*** Provided material ***

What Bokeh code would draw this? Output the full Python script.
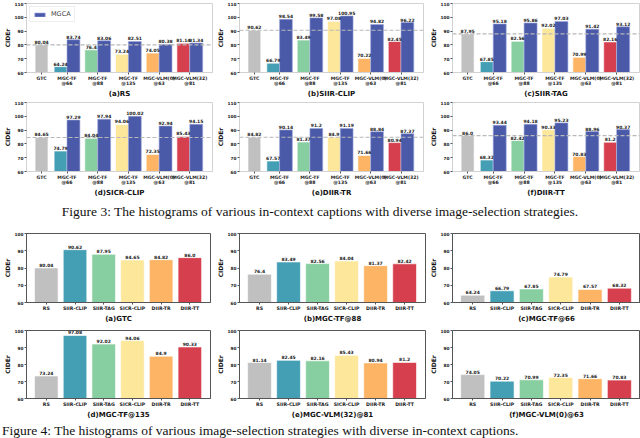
import numpy as np
from bokeh.core.properties import value
from bokeh.embed import file_html
from bokeh.layouts import column, row
from bokeh.models import AllLabels, Div, FixedTicker, Legend, LegendItem, Span
from bokeh.plotting import figure
from bokeh.resources import INLINE

FONT = "DejaVu Sans"

# image-selection strategies
strategies = ["RS", "SIIR-CLIP", "SIIR-TAG", "SICR-CLIP", "DIIR-TR", "DIIR-TT"]
# in-context caption sources
models = ["MGC-TF@66", "MGC-TF@88", "MGC-TF@135", "MGC-VLM(0)@63", "MGC-VLM(32)@81"]
model_ticks = ["MGC-TF\n@66", "MGC-TF\n@88", "MGC-TF\n@135", "MGC-VLM(0)\n@63", "MGC-VLM(32)\n@81"]

# CIDEr with ground-truth captions, one per strategy
gtc = [80.04, 90.62, 87.95, 84.65, 84.82, 86.0]

# CIDEr with model captions (order of `models`)
rs_base = [64.24, 76.4, 73.24, 74.05, 81.14]
siir_clip_base = [66.79, 83.49, 97.08, 70.22, 82.45]
siir_tag_base = [67.85, 82.56, 92.02, 70.99, 82.16]
sicr_clip_base = [74.79, 84.04, 94.06, 72.35, 85.43]
diir_tr_base = [67.57, 81.37, 84.9, 71.66, 80.94]
diir_tt_base = [68.32, 82.42, 90.33, 70.83, 81.2]

# same, with MGCA
rs_mgca = [83.74, 83.06, 82.51, 80.38, 81.34]
siir_clip_mgca = [98.54, 99.58, 100.95, 94.82, 96.22]
siir_tag_mgca = [95.18, 95.86, 97.03, 91.42, 93.12]
sicr_clip_mgca = [97.29, 97.94, 100.02, 92.94, 94.15]
diir_tr_mgca = [90.14, 91.2, 91.19, 88.84, 87.37]
diir_tt_mgca = [93.44, 94.18, 95.23, 88.96, 90.37]

baseline = [rs_base, siir_clip_base, siir_tag_base, sicr_clip_base, diir_tr_base, diir_tt_base]
mgca = [rs_mgca, siir_clip_mgca, siir_tag_mgca, sicr_clip_mgca, diir_tr_mgca, diir_tt_mgca]

fig4_models = [1, 0, 2, 4, 3]  # panels (b)-(f) of figure 4
letters = ["a", "b", "c", "d", "e", "f"]

gray = "#c0c0c0"
caption_colors = ["#449fb5", "#87cfa1", "#fde79b", "#fdb565", "#d6404e"]
strategy_colors = [gray] + caption_colors
mgca_color = "#4a5aa8"

# panel widths / side borders per column
col_w = [213, 213, 214]
top_lr = [(20, 1), (19, 3), (22, 1)]
bot_lr = [(20, 3), (22, 1), (24, 0)]


def base_fig(w, h, y_top, borders, frame_color, x_range):
    left, right, top = borders
    p = figure(width=w, height=h, x_range=x_range, y_range=(60, y_top),
               output_backend="svg", toolbar_location=None,
               min_border_left=left, min_border_right=right,
               min_border_top=top, min_border_bottom=4)
    p.grid.grid_line_color = None
    p.outline_line_color = frame_color
    p.yaxis.ticker = FixedTicker(ticks=list(range(60, y_top + 1, 10)))
    p.yaxis.axis_label = "CIDEr"
    for ax in (p.xaxis[0], p.yaxis[0]):
        ax.major_label_policy = AllLabels()
        ax.axis_line_color = frame_color
        ax.major_tick_line_color = "#555555"
        ax.major_tick_out = 2
        ax.major_tick_in = 0
        ax.minor_tick_line_color = None
        ax.major_label_standoff = 1
        ax.axis_label_standoff = 1
        ax.major_label_text_font = FONT
        ax.major_label_text_font_style = "bold"
        ax.major_label_text_color = "#222222"
        ax.major_label_text_line_height = 1.0
        ax.axis_label_text_font = FONT
        ax.axis_label_text_font_style = "bold"
        ax.axis_label_text_color = "#111111"
    p.yaxis.major_label_text_font_size = "4.3px"
    p.xaxis.major_label_text_font_size = "4.6px"
    p.yaxis.axis_label_text_font_size = "6px"
    p.xaxis.axis_label_text_font_size = "7px"
    return p


def label_bars(p, xs, tops):
    p.text(x=list(xs), y=list(tops), text=[str(v) for v in tops],
           text_align="center", text_baseline="bottom", y_offset=-1,
           text_font=value(FONT), text_font_size="4.5px",
           text_font_style="bold", text_color="#222222")


def fig3_panel(i, h, top_border):
    c = i % 3
    p = base_fig(col_w[c], h, 110, top_lr[c] + (top_border,), "#d2d2d2", (-0.32, 5.74))
    groups = np.arange(1, 6)
    p.vbar(x=[0.17], top=[gtc[i]], bottom=60, width=0.42,
           fill_color=gray, line_color="white", line_width=0.6)
    p.vbar(x=groups - 0.21, top=baseline[i], bottom=60, width=0.42,
           fill_color=caption_colors, line_color="white", line_width=0.6)
    r = p.vbar(x=groups + 0.21, top=mgca[i], bottom=60, width=0.42,
               fill_color=mgca_color, line_color="#9aa5dc", line_width=0.6)
    p.add_layout(Span(location=gtc[i], dimension="width", line_color="#b8b8b8",
                      line_dash="4 2", line_width=1.2))
    label_bars(p, [0.17], [gtc[i]])
    label_bars(p, groups - 0.21, baseline[i])
    label_bars(p, groups + 0.21, mgca[i])
    p.xaxis.ticker = FixedTicker(ticks=[0.17, 1, 2, 3, 4, 5])
    p.xaxis.major_label_overrides = dict(zip([0.17, 1, 2, 3, 4, 5], ["GTC"] + model_ticks))
    p.xaxis.axis_label = "(%s)%s" % (letters[i], strategies[i])
    if i == 0:
        leg = Legend(items=[LegendItem(label="MGCA", renderers=[r])], location="top_left",
                     label_text_font=FONT, label_text_font_size="6.5px",
                     glyph_width=13, glyph_height=5, label_standoff=5,
                     padding=3, margin=3, spacing=0, label_height=6,
                     border_line_color="#dddddd")
        p.add_layout(leg)
    return p


def fig4_panel(k, title, vals, h, top_border):
    c = k % 3
    p = base_fig(col_w[c], h, 100, bot_lr[c] + (top_border,), "#555555", (-0.69, 5.72))
    xs = np.arange(6)
    p.vbar(x=xs, top=vals, bottom=60, width=0.82,
           fill_color=strategy_colors, line_color="white", line_width=0.6)
    label_bars(p, xs, vals)
    p.xaxis.ticker = FixedTicker(ticks=list(range(6)))
    p.xaxis.major_label_overrides = dict(zip(range(6), strategies))
    p.xaxis.major_label_text_font_size = "4.7px"
    p.xaxis.axis_label = title
    return p


row1 = row(*[fig3_panel(i, 100, 3) for i in range(3)], spacing=0)
row2 = row(*[fig3_panel(i, 99, 2) for i in range(3, 6)], spacing=0)

fig4 = [fig4_panel(0, "(a)GTC", gtc, 100, 8)]
for k, m in enumerate(fig4_models):
    vals = [baseline[s][m] for s in range(6)]
    fig4.append(fig4_panel(k + 1, "(%s)%s" % (letters[k + 1], models[m]), vals,
                           100 if k < 2 else 96, 8 if k < 2 else 5))
row3 = row(*fig4[:3], spacing=0)
row4 = row(*fig4[3:], spacing=0)

serif = {"font-family": "'Liberation Serif', serif", "font-size": "13.5px",
         "color": "#111111", "white-space": "nowrap", "overflow": "hidden"}
cap1 = Div(text="Figure 3: The histograms of various in-context captions with diverse image-selection strategies.",
           width=640, height=26, margin=0,
           styles=dict(serif, **{"text-align": "center", "line-height": "26px"}))
cap2 = Div(text="Figure 4: The histograms of various image-selection strategies with diverse in-context captions.",
           width=640, height=17, margin=0,
           styles=dict(serif, **{"text-align": "left", "line-height": "20px", "padding-left": "2px"}))

p = column(row1, row2, cap1, row3, row4, cap2, spacing=0)
open("out.html", "w").write(file_html(p, INLINE))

***

Return the listing above in full and without alteration, excluding its pictures.

What Bokeh code would draw this? Output the full Python script.
import numpy as np
from bokeh.core.properties import value
from bokeh.embed import file_html
from bokeh.layouts import column, row
from bokeh.models import AllLabels, Div, FixedTicker, Legend, LegendItem, Span
from bokeh.plotting import figure
from bokeh.resources import INLINE

FONT = "DejaVu Sans"

# image-selection strategies
strategies = ["RS", "SIIR-CLIP", "SIIR-TAG", "SICR-CLIP", "DIIR-TR", "DIIR-TT"]
# in-context caption sources
models = ["MGC-TF@66", "MGC-TF@88", "MGC-TF@135", "MGC-VLM(0)@63", "MGC-VLM(32)@81"]
model_ticks = ["MGC-TF\n@66", "MGC-TF\n@88", "MGC-TF\n@135", "MGC-VLM(0)\n@63", "MGC-VLM(32)\n@81"]

# CIDEr with ground-truth captions, one per strategy
gtc = [80.04, 90.62, 87.95, 84.65, 84.82, 86.0]

# CIDEr with model captions (order of `models`)
rs_base = [64.24, 76.4, 73.24, 74.05, 81.14]
siir_clip_base = [66.79, 83.49, 97.08, 70.22, 82.45]
siir_tag_base = [67.85, 82.56, 92.02, 70.99, 82.16]
sicr_clip_base = [74.79, 84.04, 94.06, 72.35, 85.43]
diir_tr_base = [67.57, 81.37, 84.9, 71.66, 80.94]
diir_tt_base = [68.32, 82.42, 90.33, 70.83, 81.2]

# same, with MGCA
rs_mgca = [83.74, 83.06, 82.51, 80.38, 81.34]
siir_clip_mgca = [98.54, 99.58, 100.95, 94.82, 96.22]
siir_tag_mgca = [95.18, 95.86, 97.03, 91.42, 93.12]
sicr_clip_mgca = [97.29, 97.94, 100.02, 92.94, 94.15]
diir_tr_mgca = [90.14, 91.2, 91.19, 88.84, 87.37]
diir_tt_mgca = [93.44, 94.18, 95.23, 88.96, 90.37]

baseline = [rs_base, siir_clip_base, siir_tag_base, sicr_clip_base, diir_tr_base, diir_tt_base]
mgca = [rs_mgca, siir_clip_mgca, siir_tag_mgca, sicr_clip_mgca, diir_tr_mgca, diir_tt_mgca]

fig4_models = [1, 0, 2, 4, 3]  # panels (b)-(f) of figure 4
letters = ["a", "b", "c", "d", "e", "f"]

gray = "#c0c0c0"
caption_colors = ["#449fb5", "#87cfa1", "#fde79b", "#fdb565", "#d6404e"]
strategy_colors = [gray] + caption_colors
mgca_color = "#4a5aa8"

# panel widths / side borders per column
col_w = [213, 213, 214]
top_lr = [(20, 1), (19, 3), (22, 1)]
bot_lr = [(20, 3), (22, 1), (24, 0)]


def base_fig(w, h, y_top, borders, frame_color, x_range):
    left, right, top = borders
    p = figure(width=w, height=h, x_range=x_range, y_range=(60, y_top),
               output_backend="svg", toolbar_location=None,
               min_border_left=left, min_border_right=right,
               min_border_top=top, min_border_bottom=4)
    p.grid.grid_line_color = None
    p.outline_line_color = frame_color
    p.yaxis.ticker = FixedTicker(ticks=list(range(60, y_top + 1, 10)))
    p.yaxis.axis_label = "CIDEr"
    for ax in (p.xaxis[0], p.yaxis[0]):
        ax.major_label_policy = AllLabels()
        ax.axis_line_color = frame_color
        ax.major_tick_line_color = "#555555"
        ax.major_tick_out = 2
        ax.major_tick_in = 0
        ax.minor_tick_line_color = None
        ax.major_label_standoff = 1
        ax.axis_label_standoff = 1
        ax.major_label_text_font = FONT
        ax.major_label_text_font_style = "bold"
        ax.major_label_text_color = "#222222"
        ax.major_label_text_line_height = 1.0
        ax.axis_label_text_font = FONT
        ax.axis_label_text_font_style = "bold"
        ax.axis_label_text_color = "#111111"
    p.yaxis.major_label_text_font_size = "4.3px"
    p.xaxis.major_label_text_font_size = "4.6px"
    p.yaxis.axis_label_text_font_size = "6px"
    p.xaxis.axis_label_text_font_size = "7px"
    return p


def label_bars(p, xs, tops):
    p.text(x=list(xs), y=list(tops), text=[str(v) for v in tops],
           text_align="center", text_baseline="bottom", y_offset=-1,
           text_font=value(FONT), text_font_size="4.5px",
           text_font_style="bold", text_color="#222222")


def fig3_panel(i, h, top_border):
    c = i % 3
    p = base_fig(col_w[c], h, 110, top_lr[c] + (top_border,), "#d2d2d2", (-0.32, 5.74))
    groups = np.arange(1, 6)
    p.vbar(x=[0.17], top=[gtc[i]], bottom=60, width=0.42,
           fill_color=gray, line_color="white", line_width=0.6)
    p.vbar(x=groups - 0.21, top=baseline[i], bottom=60, width=0.42,
           fill_color=caption_colors, line_color="white", line_width=0.6)
    r = p.vbar(x=groups + 0.21, top=mgca[i], bottom=60, width=0.42,
               fill_color=mgca_color, line_color="#9aa5dc", line_width=0.6)
    p.add_layout(Span(location=gtc[i], dimension="width", line_color="#b8b8b8",
                      line_dash="4 2", line_width=1.2))
    label_bars(p, [0.17], [gtc[i]])
    label_bars(p, groups - 0.21, baseline[i])
    label_bars(p, groups + 0.21, mgca[i])
    p.xaxis.ticker = FixedTicker(ticks=[0.17, 1, 2, 3, 4, 5])
    p.xaxis.major_label_overrides = dict(zip([0.17, 1, 2, 3, 4, 5], ["GTC"] + model_ticks))
    p.xaxis.axis_label = "(%s)%s" % (letters[i], strategies[i])
    if i == 0:
        leg = Legend(items=[LegendItem(label="MGCA", renderers=[r])], location="top_left",
                     label_text_font=FONT, label_text_font_size="6.5px",
                     glyph_width=13, glyph_height=5, label_standoff=5,
                     padding=3, margin=3, spacing=0, label_height=6,
                     border_line_color="#dddddd")
        p.add_layout(leg)
    return p


def fig4_panel(k, title, vals, h, top_border):
    c = k % 3
    p = base_fig(col_w[c], h, 100, bot_lr[c] + (top_border,), "#555555", (-0.69, 5.72))
    xs = np.arange(6)
    p.vbar(x=xs, top=vals, bottom=60, width=0.82,
           fill_color=strategy_colors, line_color="white", line_width=0.6)
    label_bars(p, xs, vals)
    p.xaxis.ticker = FixedTicker(ticks=list(range(6)))
    p.xaxis.major_label_overrides = dict(zip(range(6), strategies))
    p.xaxis.major_label_text_font_size = "4.7px"
    p.xaxis.axis_label = title
    return p


row1 = row(*[fig3_panel(i, 100, 3) for i in range(3)], spacing=0)
row2 = row(*[fig3_panel(i, 99, 2) for i in range(3, 6)], spacing=0)

fig4 = [fig4_panel(0, "(a)GTC", gtc, 100, 8)]
for k, m in enumerate(fig4_models):
    vals = [baseline[s][m] for s in range(6)]
    fig4.append(fig4_panel(k + 1, "(%s)%s" % (letters[k + 1], models[m]), vals,
                           100 if k < 2 else 96, 8 if k < 2 else 5))
row3 = row(*fig4[:3], spacing=0)
row4 = row(*fig4[3:], spacing=0)

serif = {"font-family": "'Liberation Serif', serif", "font-size": "13.5px",
         "color": "#111111", "white-space": "nowrap", "overflow": "hidden"}
cap1 = Div(text="Figure 3: The histograms of various in-context captions with diverse image-selection strategies.",
           width=640, height=26, margin=0,
           styles=dict(serif, **{"text-align": "center", "line-height": "26px"}))
cap2 = Div(text="Figure 4: The histograms of various image-selection strategies with diverse in-context captions.",
           width=640, height=17, margin=0,
           styles=dict(serif, **{"text-align": "left", "line-height": "20px", "padding-left": "2px"}))

p = column(row1, row2, cap1, row3, row4, cap2, spacing=0)
open("out.html", "w").write(file_html(p, INLINE))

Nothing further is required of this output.